Update: An analyst calls NetScreen's $265 million purchase of SSL VPN maker Neoteris "a great move" for both firms and for their customers, who will benefit from better customer service and an increased focus on product development.

Network security vendor NetScreen Technologies Inc. today announced that it is acquiring Neoteris Inc., a top maker of Secure Sockets Layer virtual private networks.

With this deal, NetScreen will add Neoteris' clientless remote access technology and its secure Web conferencing software to its existing product line of hardware-based security products. Both companies are based in Sunnyvale, Calif.

"Our customers have been asking us about remote access. This acquisition is a way for us to round out our site-to-site remote access offering," said David Flynn, vice president of marketing for NetScreen.

Neoteris' Instant Virtual Extranet and Neoteris Access Series products allow users to securely access corporate data using any device that supports a Web browser. Neoteris also reformats that data for viewing on handheld devices. Its Meeting Series allows users to conduct Web conferences in a secure environment.

"This is a great move for NetScreen," said Zeus Kerravala, a vice president with the Boston-based research firm Yankee Group.

Kerravala said the acquisition will make NetScreen more competitive in the remote access market. It also puts NetScreen ahead of other top security vendors, such as Cisco Systems Inc. and Check Point Software Technologies Ltd. Both have announced plans for SSL VPNs, but have not yet released well-developed products, Kerravala said.

In the long run, the acquisition should be beneficial to Neoteris customers as well, Kerravala said, because they will benefit from NetScreen's larger customer service infrastructure, as well as a likely infusion of development money.

During the next few months, Kerravala said, it will be important for businesses to be in touch with support staff and salespeople as Neoteris merges its operations with NetScreen.

While the remote access products fit strategically with NetScreen's business, it has yet to be seen whether Neoteris' Meeting Series, a Web conferencing product, will remain in NetScreen's new product line for the long run. It is a product that, Kerravala said, enabled Neoteris to extend its technology into new markets as a standalone company.

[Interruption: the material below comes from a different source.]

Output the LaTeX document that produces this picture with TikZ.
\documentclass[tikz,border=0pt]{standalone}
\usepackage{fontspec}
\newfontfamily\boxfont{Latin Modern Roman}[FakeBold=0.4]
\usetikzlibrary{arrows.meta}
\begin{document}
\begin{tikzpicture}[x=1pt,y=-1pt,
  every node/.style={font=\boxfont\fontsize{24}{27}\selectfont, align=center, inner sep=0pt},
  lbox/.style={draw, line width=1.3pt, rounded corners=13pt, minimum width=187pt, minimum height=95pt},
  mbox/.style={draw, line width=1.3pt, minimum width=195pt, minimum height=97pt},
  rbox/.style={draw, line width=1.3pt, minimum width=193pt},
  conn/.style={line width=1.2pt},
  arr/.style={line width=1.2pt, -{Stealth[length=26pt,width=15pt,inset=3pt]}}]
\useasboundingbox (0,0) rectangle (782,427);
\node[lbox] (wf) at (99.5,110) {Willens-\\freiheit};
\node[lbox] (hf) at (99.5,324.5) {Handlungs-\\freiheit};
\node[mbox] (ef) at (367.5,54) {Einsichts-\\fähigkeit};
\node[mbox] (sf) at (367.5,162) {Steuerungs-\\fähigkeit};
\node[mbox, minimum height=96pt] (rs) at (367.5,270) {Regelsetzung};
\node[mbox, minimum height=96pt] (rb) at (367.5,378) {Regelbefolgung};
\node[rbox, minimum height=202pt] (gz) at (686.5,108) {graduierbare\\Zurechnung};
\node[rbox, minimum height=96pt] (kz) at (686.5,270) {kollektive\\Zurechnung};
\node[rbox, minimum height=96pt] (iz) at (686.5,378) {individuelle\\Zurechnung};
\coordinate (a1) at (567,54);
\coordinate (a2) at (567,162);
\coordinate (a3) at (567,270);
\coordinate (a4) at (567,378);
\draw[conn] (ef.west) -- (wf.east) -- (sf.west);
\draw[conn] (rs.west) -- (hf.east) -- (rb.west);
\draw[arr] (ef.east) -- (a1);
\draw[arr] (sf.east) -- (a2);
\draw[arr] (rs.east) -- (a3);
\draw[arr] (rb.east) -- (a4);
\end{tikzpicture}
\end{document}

But as part of NetScreen, it may not be as valuable.

Flynn said that Web conferencing has not been a core concern for NetScreen in the past. "We'll have to wait and see; it's a new category for us," he said. "We'll have to let our customers tell us where to take it."

According to the terms of the deal, NetScreen will acquire Neoteris for $245 million in stock and $20 million in cash. NetScreen will gain Neoteris' 550 customers and an estimated 1 million users.

Neoteris' CEO Kittu Kolluri will become executive general manager of NetScreen's secure access product line, Flynn said. Though most Neoteris employees will retain their jobs, Flynn said it is inevitable that there will be some redundancies and therefore some layoffs.